I wouldn’t think so. If I get 99.9% of rounds correct with 3 guesses (and fail to find a solution to 0.1% of the rounds), and you get 100% of rounds with 6 guesses, I’d say I’ve soundly defeated you 99.9% of the time.
Right, that point of view makes sense if you imagine two players separately playing Wordle and comparing their results, and indeed that's what the OP may have been thinking. But as far as I know, Wordle is primarily a game for one player to play against the computer, where eventually getting to the word (or not) is the most prominent outcome (the only notion of "win" or "defeat" in the game itself), and solving it in fewer guesses is just a bonus. But sure, if you don't care about occasionally losing, you can just set an appropriate weight for w7 within the same family of cost functions.
Indeed, it’s essentially a single player game, but we’re talking about which bot a player would want to use which is inherently a notion of bots competing against each other.
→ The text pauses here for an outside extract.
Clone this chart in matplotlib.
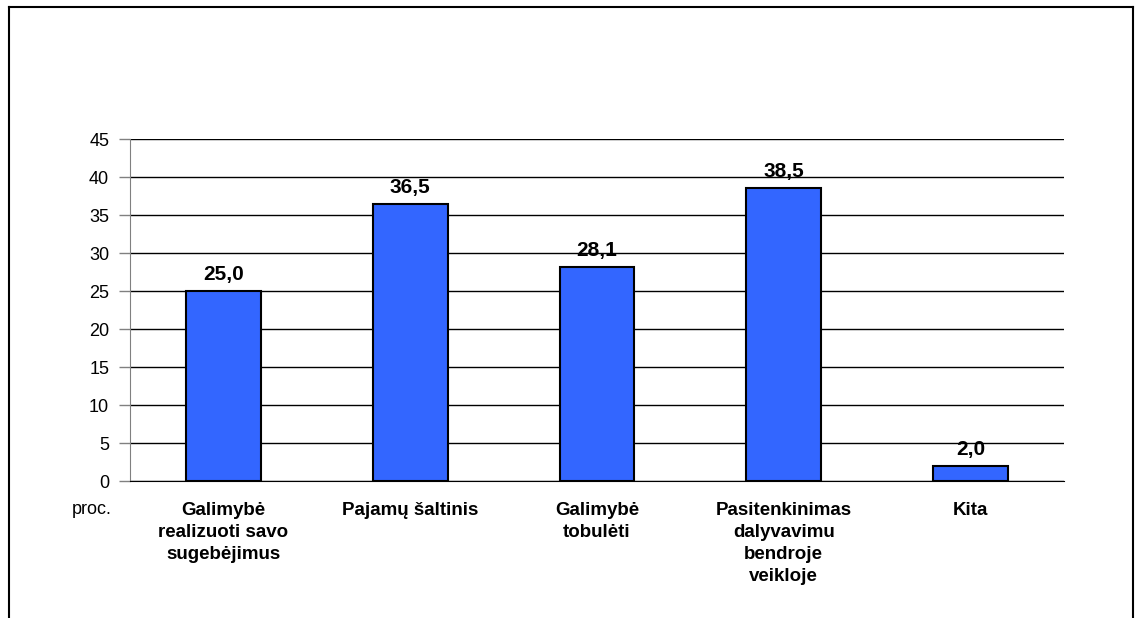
import numpy as np
import matplotlib.pyplot as plt
from matplotlib.lines import Line2D

plt.rcParams['font.family'] = ['Liberation Sans', 'DejaVu Sans']

categories = ['Galimybė\nrealizuoti savo\nsugebėjimus', 'Pajamų šaltinis',
              'Galimybė\ntobulėti', 'Pasitenkinimas\ndalyvavimu\nbendroje\nveikloje',
              'Kita']
values = [25.0, 36.5, 28.1, 38.5, 2.0]
yticks = [0, 5, 10, 15, 20, 25, 30, 35, 40, 45]

fig = plt.figure(figsize=(11.35, 6.18), dpi=100)
ax = fig.add_axes([130/1135, 1-481/618, (1064-130)/1135, (481-139)/618])

x = np.arange(len(values))
ax.bar(x, values, width=0.4, color='#3366FF', edgecolor='black', linewidth=1.5, zorder=3)
for xi, v in zip(x, values):
    ax.text(xi, v + 1.45, '{:.1f}'.format(v).replace('.', ','), ha='center', va='baseline',
            fontsize=15, fontweight='bold')

ax.set_xlim(-0.5, 4.5)
ax.set_ylim(0, 45)
ax.set_yticks(yticks)
ax.tick_params(axis='y', labelsize=13, length=8, width=1, color='#808080', pad=7)
ax.tick_params(axis='x', length=0, pad=0)
ax.set_xticks(x)
ax.set_xticklabels([])
ax.grid(axis='y', color='black', linewidth=1, zorder=0)
for side in ('top', 'right'):
    ax.spines[side].set_visible(False)
ax.spines['left'].set_color('#808080')
ax.spines['bottom'].set_color('black')
ax.spines['bottom'].set_zorder(4)

for xi, lab in zip(x, categories):
    ax.text(xi, -2.7, lab, ha='center', va='top', fontsize=13.5, fontweight='bold',
            linespacing=1.4, transform=ax.transData)
ax.text(-0.6, -3.8, 'proc.', ha='right', va='center', fontsize=13)

# outer frame
fig.add_artist(Line2D([9/1135, 9/1135], [0, 1-7/618], color='black', lw=1.5))
fig.add_artist(Line2D([9/1135, 1133/1135], [1-7/618, 1-7/618], color='black', lw=1.5))
fig.add_artist(Line2D([1133/1135, 1133/1135], [0, 1-7/618], color='black', lw=1.5))

fig.savefig('out.png', dpi=100)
...so sometimes even if it gets 4 of 5 letters right on the second try, it still has too many options left. Of course in cases like this it could go "one step back" and try a word with (most of) the letters that are different between these words (HBPMW or MPKDV). So try different words until the number of options is narrowed down sufficiently.
I was saying if you hypothetically got every correct guess in exactly 6 tries. You would pass the suggested “bare minimum” while my 99.9% strategy doesn’t, yet I claim my strategy is better.
I wouldn’t think so. If I get 99.9% of rounds correct with 3 guesses (and fail to find a solution to 0.1% of the rounds), and you get 100% of rounds with 6 guesses, I’d say I’ve soundly defeated you 99.9% of the time.